As my hon. Friend the Member for Sheffield, Heeley (Louise Haigh) has outlined, as well as delivering devolution, the Belfast/Good Friday agreement remains one of Labour’s proudest achievements in office. We have made it clear that we welcome these attempts to safeguard power sharing and improve the sustainability of the Executive, the Assembly and the institutions and decision making within it. The provisions in the Bill are a sensible and necessary evolution of the post-Belfast/Good Friday agreement landscape and should promote greater stability and good governance. It is for that reason that we will support the Bill as it makes its way through the House.

However, as we have heard this afternoon, it is unfortunate that due to the prolonged delay in introducing this legislation, many months after the agreement was signed, its crucial provisions will now be utterly redundant in the current political crisis. The unfortunate lack of urgency from Ministers means that the provisions of the Bill are highly unlikely to come into force until winter. Will the Minister therefore explain why the commencement provision is for two months after the legislation receives Royal Assent, and not immediately?

While ensuring necessary scrutiny, the Opposition will do what we can to ensure that the important provisions of the Bill are in place as quickly as possible. The current situation clearly demands it. Nevertheless, as my hon.
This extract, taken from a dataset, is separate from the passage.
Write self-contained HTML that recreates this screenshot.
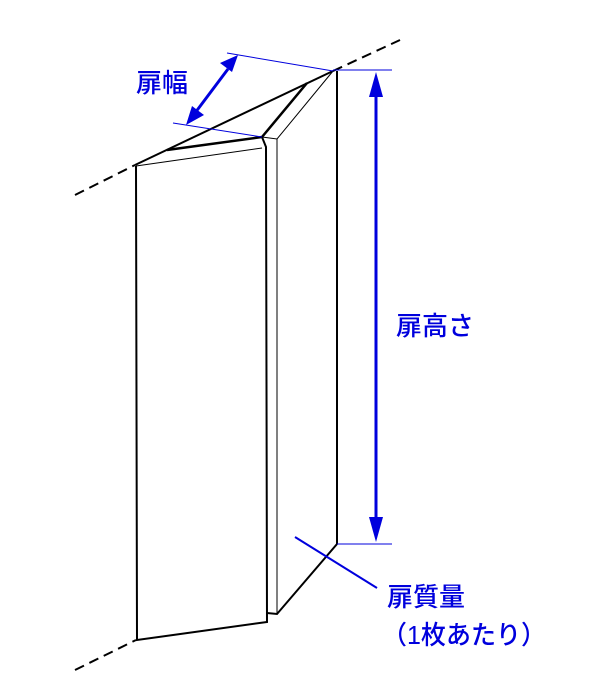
<!DOCTYPE html>
<html><head><meta charset="utf-8"><style>
html,body{margin:0;padding:0;background:#fff;width:600px;height:700px;overflow:hidden}
svg{display:block}
text{font-family:"Liberation Sans","Noto Sans CJK JP",sans-serif;fill:#0000dd;font-size:26px;font-weight:500}
</style></head><body>
<svg width="600" height="700" viewBox="0 0 600 700">
<g stroke="#000" fill="none" stroke-linejoin="miter">
<line x1="75" y1="195" x2="135" y2="165" stroke-width="2" stroke-dasharray="10,6"/>
<line x1="333" y1="71" x2="400" y2="40" stroke-width="2" stroke-dasharray="10,6"/>
<line x1="75" y1="670" x2="136" y2="640" stroke-width="2" stroke-dasharray="10,6"/>
<polyline points="135,165 333,71" stroke-width="2"/>
<polyline points="167,150 262,137 307,83" stroke-width="2.5"/>
<polyline points="262,137 266,147 267,622 137,640 136,166" stroke-width="2"/>
<line x1="136" y1="166" x2="262" y2="148" stroke-width="1"/>
<polyline points="262,137 277,139 333,71" stroke-width="1"/>
<line x1="277" y1="139" x2="277" y2="614" stroke-width="1"/>
<polyline points="267,613 277,614 337,544 337,71" stroke-width="2"/>
</g>
<g stroke="#0000dd" fill="#0000dd">
<line x1="227" y1="53" x2="333" y2="71" stroke-width="1"/>
<line x1="173" y1="123" x2="262" y2="137" stroke-width="1"/>
<line x1="333" y1="70" x2="392" y2="70" stroke-width="1"/>
<line x1="337" y1="544" x2="392" y2="544" stroke-width="1"/>
<line x1="376" y1="95" x2="376" y2="520" stroke-width="3"/>
<polygon points="376,72 369,97 383,97" stroke="none"/>
<polygon points="376,542 369,517 383,517" stroke="none"/>
<line x1="228" y1="69" x2="195" y2="113" stroke-width="3"/>
<polygon points="238,55 220,63 232,72" stroke="none"/>
<polygon points="186,125 192,106 204,115" stroke="none"/>
<line x1="295" y1="537" x2="377" y2="588" stroke-width="2"/>
</g>
<text x="136" y="92">扉幅</text>
<text x="396" y="335">扉高さ</text>
<text x="387" y="606">扉質量</text>
<text x="382" y="644" textLength="164" lengthAdjust="spacingAndGlyphs">（1枚あたり）</text>
</svg>
</body></html>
Friend the Member for Sheffield, Heeley has made clear, we will, working with colleagues from Northern Ireland and across the House, seek to tighten up the provisions of the Bill.
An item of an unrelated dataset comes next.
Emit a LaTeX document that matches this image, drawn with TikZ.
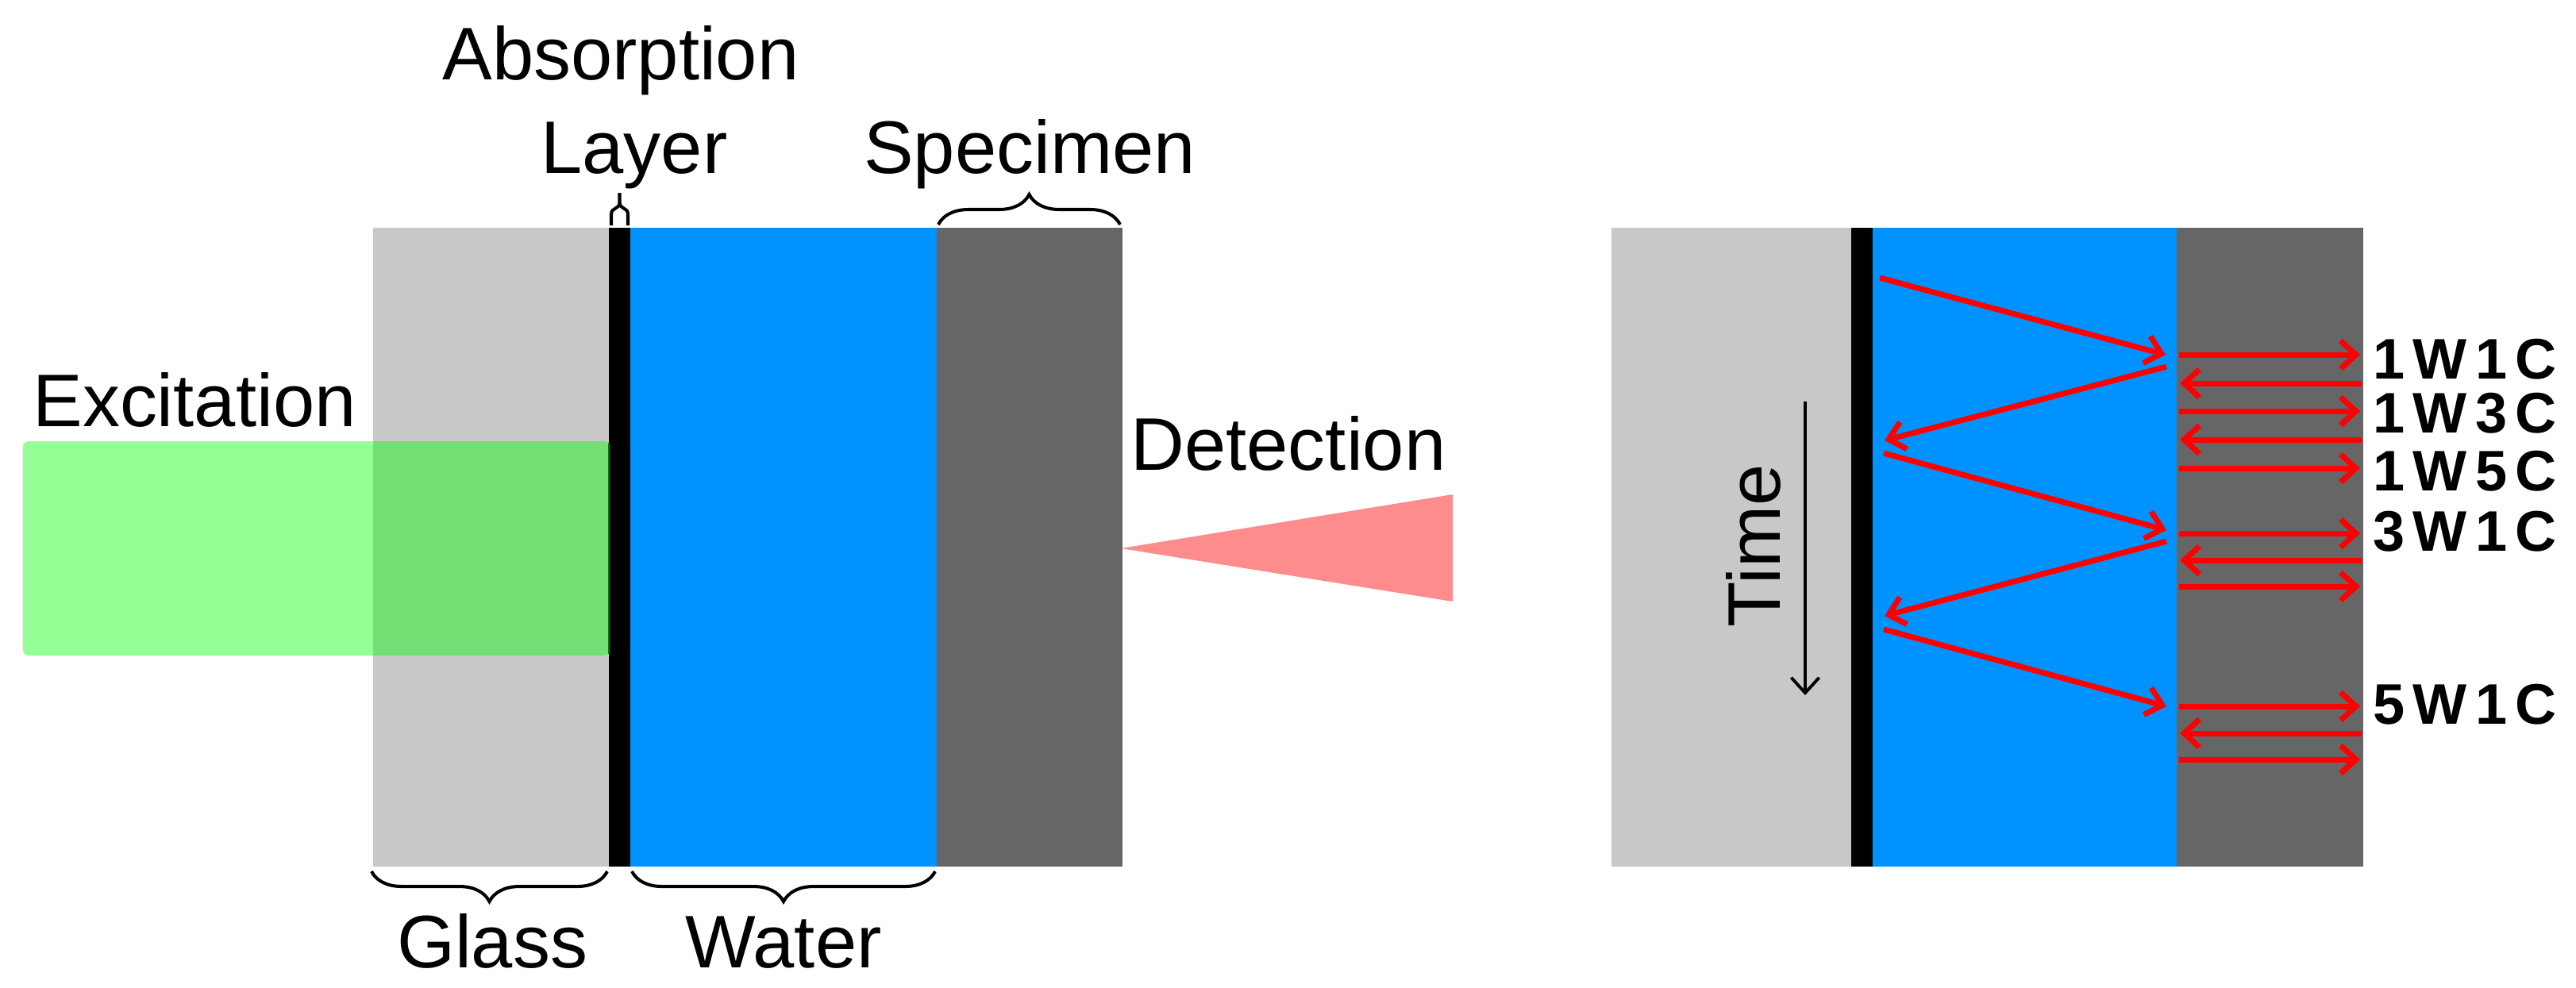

On the caretaker Executive, we will seek to bring much greater clarity to the powers that Ministers are entitled to exercise during a caretaker period; to probe what constitutes a caretaker Executive with sufficient cross-community support; to guarantee the sustainability of decision making; and to ensure the proper consideration of equality duties and good governance. On the petition of concern, while we welcome amendments in and for themselves, we also encourage Ministers to look at the other effective vetoes, which are being used in much the same way as the petition of concern. Without careful scrutiny, there is a danger that much-needed reform of the petition of concern will simply displace veto activity elsewhere without addressing the problem itself.

Speaking more broadly, what is not in the Bill is as significant as what is in it. Twenty-three years on from the Belfast/Good Friday agreement, progress has undoubtedly stalled over the past decade. The unmet promise of the Good Friday agreement, including the Bill of Rights, integrated education and housing, and a civic forum to give citizens a proper say in the functioning of the Government, has been held back for far too long.

Take the Bill of Rights, for instance—a Westminster responsibility. Decades on from the Good Friday agreement, it has still not been implemented. Does the Secretary of State agree that if provisions designed to underpin the rights of all communities are not delivered, confidence in the agreement itself is diminished? Does the failure to bring that forward in this Bill not represent a real missed opportunity to properly bolster the Good Friday agreement?

The same can, of course, be said of the Civic Forum, which was established under the Good Friday agreement and was supposed to give communities a real stake and a say in decisions made about them. Given the real need for communities to see the Assembly working for them, do Ministers back its reintroduction?

Furthermore, the New Decade, New Approach agreement was agreed 18 months ago, yet the Government have held just one meeting on its implementation and many of the commitments remain unmet. Is it not time that the Government delivered on the promises made and demonstrated clearly to communities in Northern Ireland that the deal to restart power sharing is working for them?

Labour look forward to offering the careful scrutiny this Bill demands as it passes through both Houses of Parliament. Although we support the technical provisions within the Bill, we believe that, with ambition and vision, the Bill could and should go much further and do much more to secure the foundation of the Good Friday agreement and build on its promise.